Feature Archive

5 Halloween Character Case Files

WebMD delves into the medical and psychological histories of witches, zombies, ghouls, vampires, and werewolves to uncover the scary truth about these frightening figures.

By Kathleen Doheny
WebMD Medical News

Reviewed By Louise Chang, MD

If you've decided to dress as a scary, creepy character this Halloween, you're likely to have plenty of company. Witches, zombies, ghouls, vampires, and werewolves are perennial favorites of young and old alike.

You should also know, however, that most of these characters have medical and psychological "baggage," say the handful of experts who study them.

So don't just take along a vial of blood or some magic potion to make your character more believable. Find out the possible medical and psychological reasons that may have made them so frightening in the first place. But beware: Even the experts disagree on the truth surrounding some of the creepiest Halloween characters.

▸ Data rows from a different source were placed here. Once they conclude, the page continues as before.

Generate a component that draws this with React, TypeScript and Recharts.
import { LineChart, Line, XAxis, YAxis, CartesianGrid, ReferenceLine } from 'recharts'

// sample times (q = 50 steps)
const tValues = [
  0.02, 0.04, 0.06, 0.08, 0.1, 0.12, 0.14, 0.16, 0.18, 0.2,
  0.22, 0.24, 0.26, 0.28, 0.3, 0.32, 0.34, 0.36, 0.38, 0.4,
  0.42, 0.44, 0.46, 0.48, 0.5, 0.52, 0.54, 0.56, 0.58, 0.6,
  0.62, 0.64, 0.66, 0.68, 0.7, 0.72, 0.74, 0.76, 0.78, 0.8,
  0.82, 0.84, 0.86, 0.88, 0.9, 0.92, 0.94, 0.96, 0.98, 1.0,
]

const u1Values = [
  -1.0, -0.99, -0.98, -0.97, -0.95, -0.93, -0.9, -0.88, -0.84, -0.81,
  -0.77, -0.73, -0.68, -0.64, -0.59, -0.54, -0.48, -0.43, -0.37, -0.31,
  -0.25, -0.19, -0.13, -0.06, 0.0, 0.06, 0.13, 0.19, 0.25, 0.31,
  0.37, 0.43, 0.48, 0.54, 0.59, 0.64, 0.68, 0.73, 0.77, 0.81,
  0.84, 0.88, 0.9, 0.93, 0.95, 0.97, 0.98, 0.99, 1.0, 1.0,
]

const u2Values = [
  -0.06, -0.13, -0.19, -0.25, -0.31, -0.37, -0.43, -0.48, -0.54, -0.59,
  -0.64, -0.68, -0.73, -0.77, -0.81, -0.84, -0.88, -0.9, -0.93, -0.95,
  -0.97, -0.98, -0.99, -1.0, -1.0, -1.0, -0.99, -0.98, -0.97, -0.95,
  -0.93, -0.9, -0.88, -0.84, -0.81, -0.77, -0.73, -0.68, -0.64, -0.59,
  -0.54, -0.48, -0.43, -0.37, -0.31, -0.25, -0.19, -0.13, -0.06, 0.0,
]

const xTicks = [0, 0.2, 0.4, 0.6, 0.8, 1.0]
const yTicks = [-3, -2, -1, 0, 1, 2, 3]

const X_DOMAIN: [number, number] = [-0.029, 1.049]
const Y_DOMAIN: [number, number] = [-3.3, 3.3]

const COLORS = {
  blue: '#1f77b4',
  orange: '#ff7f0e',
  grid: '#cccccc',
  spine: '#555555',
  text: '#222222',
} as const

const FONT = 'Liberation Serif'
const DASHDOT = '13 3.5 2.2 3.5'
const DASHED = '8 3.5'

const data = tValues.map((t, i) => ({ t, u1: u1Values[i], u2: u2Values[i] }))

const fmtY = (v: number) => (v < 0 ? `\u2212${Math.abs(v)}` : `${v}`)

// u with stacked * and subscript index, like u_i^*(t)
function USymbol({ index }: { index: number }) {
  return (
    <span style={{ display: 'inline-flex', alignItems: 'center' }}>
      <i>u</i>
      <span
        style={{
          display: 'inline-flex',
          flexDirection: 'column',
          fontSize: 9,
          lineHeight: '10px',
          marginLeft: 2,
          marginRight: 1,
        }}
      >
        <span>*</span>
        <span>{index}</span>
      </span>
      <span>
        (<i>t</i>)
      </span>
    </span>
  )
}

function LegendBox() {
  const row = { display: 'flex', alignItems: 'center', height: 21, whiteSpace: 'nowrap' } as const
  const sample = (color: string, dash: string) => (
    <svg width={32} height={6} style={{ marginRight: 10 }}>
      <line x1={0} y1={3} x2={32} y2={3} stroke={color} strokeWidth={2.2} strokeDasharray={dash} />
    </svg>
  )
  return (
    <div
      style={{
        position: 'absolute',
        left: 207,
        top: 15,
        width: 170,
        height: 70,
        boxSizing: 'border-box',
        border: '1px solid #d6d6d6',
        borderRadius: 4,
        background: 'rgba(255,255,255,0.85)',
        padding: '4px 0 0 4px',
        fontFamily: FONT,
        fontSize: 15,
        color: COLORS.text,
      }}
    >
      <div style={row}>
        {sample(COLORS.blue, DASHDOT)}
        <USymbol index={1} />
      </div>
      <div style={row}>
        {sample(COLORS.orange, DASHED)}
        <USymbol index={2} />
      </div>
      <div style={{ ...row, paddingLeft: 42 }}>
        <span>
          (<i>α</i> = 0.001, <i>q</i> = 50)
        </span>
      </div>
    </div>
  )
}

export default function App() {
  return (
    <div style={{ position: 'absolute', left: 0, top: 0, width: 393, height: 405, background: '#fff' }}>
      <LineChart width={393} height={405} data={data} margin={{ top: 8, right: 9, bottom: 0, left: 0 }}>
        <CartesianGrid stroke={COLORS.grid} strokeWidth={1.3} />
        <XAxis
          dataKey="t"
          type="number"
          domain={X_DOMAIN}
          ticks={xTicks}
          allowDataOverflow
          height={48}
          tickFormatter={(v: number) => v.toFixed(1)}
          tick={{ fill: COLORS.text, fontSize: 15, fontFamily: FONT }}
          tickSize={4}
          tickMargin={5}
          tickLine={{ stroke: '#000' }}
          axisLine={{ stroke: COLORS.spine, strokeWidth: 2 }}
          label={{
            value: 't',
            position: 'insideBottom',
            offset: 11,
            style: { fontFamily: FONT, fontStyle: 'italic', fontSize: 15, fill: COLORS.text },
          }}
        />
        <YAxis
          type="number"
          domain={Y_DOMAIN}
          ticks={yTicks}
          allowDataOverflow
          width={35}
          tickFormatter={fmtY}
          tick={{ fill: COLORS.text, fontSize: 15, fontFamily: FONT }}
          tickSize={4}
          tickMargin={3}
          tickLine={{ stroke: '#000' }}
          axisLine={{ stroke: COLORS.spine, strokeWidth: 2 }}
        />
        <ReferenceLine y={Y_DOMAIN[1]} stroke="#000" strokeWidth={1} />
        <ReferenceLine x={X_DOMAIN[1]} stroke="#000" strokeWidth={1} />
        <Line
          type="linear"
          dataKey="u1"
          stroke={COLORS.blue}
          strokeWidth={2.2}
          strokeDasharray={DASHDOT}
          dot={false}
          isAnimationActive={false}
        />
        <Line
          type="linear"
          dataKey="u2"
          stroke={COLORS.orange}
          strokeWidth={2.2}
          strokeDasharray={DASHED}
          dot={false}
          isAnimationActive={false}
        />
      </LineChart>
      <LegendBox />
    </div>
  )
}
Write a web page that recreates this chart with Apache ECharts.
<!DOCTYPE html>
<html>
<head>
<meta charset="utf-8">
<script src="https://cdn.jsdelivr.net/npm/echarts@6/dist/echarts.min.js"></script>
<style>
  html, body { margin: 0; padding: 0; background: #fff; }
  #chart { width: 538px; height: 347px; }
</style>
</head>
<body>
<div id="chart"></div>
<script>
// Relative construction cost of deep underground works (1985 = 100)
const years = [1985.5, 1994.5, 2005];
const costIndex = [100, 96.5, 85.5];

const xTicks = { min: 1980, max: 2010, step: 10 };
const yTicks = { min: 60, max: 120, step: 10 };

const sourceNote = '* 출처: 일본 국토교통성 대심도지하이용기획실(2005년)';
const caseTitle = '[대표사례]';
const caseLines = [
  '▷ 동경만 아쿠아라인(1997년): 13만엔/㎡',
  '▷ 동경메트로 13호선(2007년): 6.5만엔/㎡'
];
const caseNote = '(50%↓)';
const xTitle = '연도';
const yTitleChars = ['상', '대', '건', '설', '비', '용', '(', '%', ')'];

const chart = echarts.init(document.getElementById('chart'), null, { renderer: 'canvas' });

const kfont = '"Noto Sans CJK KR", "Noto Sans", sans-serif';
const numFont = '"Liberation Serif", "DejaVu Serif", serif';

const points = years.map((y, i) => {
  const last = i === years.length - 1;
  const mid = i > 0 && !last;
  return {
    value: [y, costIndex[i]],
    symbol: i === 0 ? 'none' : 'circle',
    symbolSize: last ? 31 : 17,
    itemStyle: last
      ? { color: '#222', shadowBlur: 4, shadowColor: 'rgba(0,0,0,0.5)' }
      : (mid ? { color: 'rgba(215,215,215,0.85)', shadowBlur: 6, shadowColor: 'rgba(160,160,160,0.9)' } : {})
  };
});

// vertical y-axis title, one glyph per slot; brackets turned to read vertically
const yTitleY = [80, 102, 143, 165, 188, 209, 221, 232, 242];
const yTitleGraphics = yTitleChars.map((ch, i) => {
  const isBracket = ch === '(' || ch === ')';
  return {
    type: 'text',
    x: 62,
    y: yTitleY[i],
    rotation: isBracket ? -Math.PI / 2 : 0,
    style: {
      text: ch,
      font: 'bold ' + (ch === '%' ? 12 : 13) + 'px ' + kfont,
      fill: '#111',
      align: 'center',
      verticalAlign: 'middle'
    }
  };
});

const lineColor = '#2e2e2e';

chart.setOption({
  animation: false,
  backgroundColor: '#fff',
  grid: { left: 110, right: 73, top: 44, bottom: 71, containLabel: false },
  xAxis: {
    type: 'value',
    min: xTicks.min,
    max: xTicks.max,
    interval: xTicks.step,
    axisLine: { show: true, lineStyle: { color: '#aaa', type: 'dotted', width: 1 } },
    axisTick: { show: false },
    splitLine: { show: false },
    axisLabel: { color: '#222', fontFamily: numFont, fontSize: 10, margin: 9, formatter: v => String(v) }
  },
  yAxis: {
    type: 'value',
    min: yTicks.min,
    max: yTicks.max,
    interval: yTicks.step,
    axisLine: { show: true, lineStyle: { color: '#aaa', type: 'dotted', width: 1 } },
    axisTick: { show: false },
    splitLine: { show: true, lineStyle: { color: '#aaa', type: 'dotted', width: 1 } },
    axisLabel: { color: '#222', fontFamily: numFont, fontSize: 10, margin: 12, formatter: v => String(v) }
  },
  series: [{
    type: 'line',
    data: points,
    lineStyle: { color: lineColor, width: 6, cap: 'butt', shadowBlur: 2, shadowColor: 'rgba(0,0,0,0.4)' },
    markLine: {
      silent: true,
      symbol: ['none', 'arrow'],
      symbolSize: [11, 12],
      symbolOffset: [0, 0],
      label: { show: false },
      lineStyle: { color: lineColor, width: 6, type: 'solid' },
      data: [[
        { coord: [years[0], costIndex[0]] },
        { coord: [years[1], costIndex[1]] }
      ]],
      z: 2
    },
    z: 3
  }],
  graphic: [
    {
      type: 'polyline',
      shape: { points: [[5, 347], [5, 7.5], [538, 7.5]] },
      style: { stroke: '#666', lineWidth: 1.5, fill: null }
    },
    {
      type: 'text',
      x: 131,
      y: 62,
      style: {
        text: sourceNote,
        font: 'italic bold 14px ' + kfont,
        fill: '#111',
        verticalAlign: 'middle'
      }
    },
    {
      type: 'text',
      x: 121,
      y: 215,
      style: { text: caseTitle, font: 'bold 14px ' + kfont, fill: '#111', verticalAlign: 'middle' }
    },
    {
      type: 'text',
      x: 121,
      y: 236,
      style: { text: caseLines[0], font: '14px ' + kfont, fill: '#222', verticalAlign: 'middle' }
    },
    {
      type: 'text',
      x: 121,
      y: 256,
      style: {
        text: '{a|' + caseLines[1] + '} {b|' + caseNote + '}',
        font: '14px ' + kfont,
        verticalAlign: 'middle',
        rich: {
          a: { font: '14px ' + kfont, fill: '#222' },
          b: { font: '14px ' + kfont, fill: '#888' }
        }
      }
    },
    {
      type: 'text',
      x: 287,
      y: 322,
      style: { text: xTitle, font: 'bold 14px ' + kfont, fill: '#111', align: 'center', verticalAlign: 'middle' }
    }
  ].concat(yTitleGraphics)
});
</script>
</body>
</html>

Halloween Character Case File No. 1: Witches

Witches got a mostly bad rap as sinister types who cast spells in the Middle Ages, says Stanley Krippner, PhD, professor of psychology at the Saybrook Graduate School in San Francisco. And it's typically undeserved, he insists. They may be the most psychologically healthy of all the creepy Halloween characters. "In the Middle Ages, some of the witches were probably emotionally disturbed," he tells WebMD. "But in my opinion, most of them were not. They were very good herbalists and midwives. Some of them were surgeons.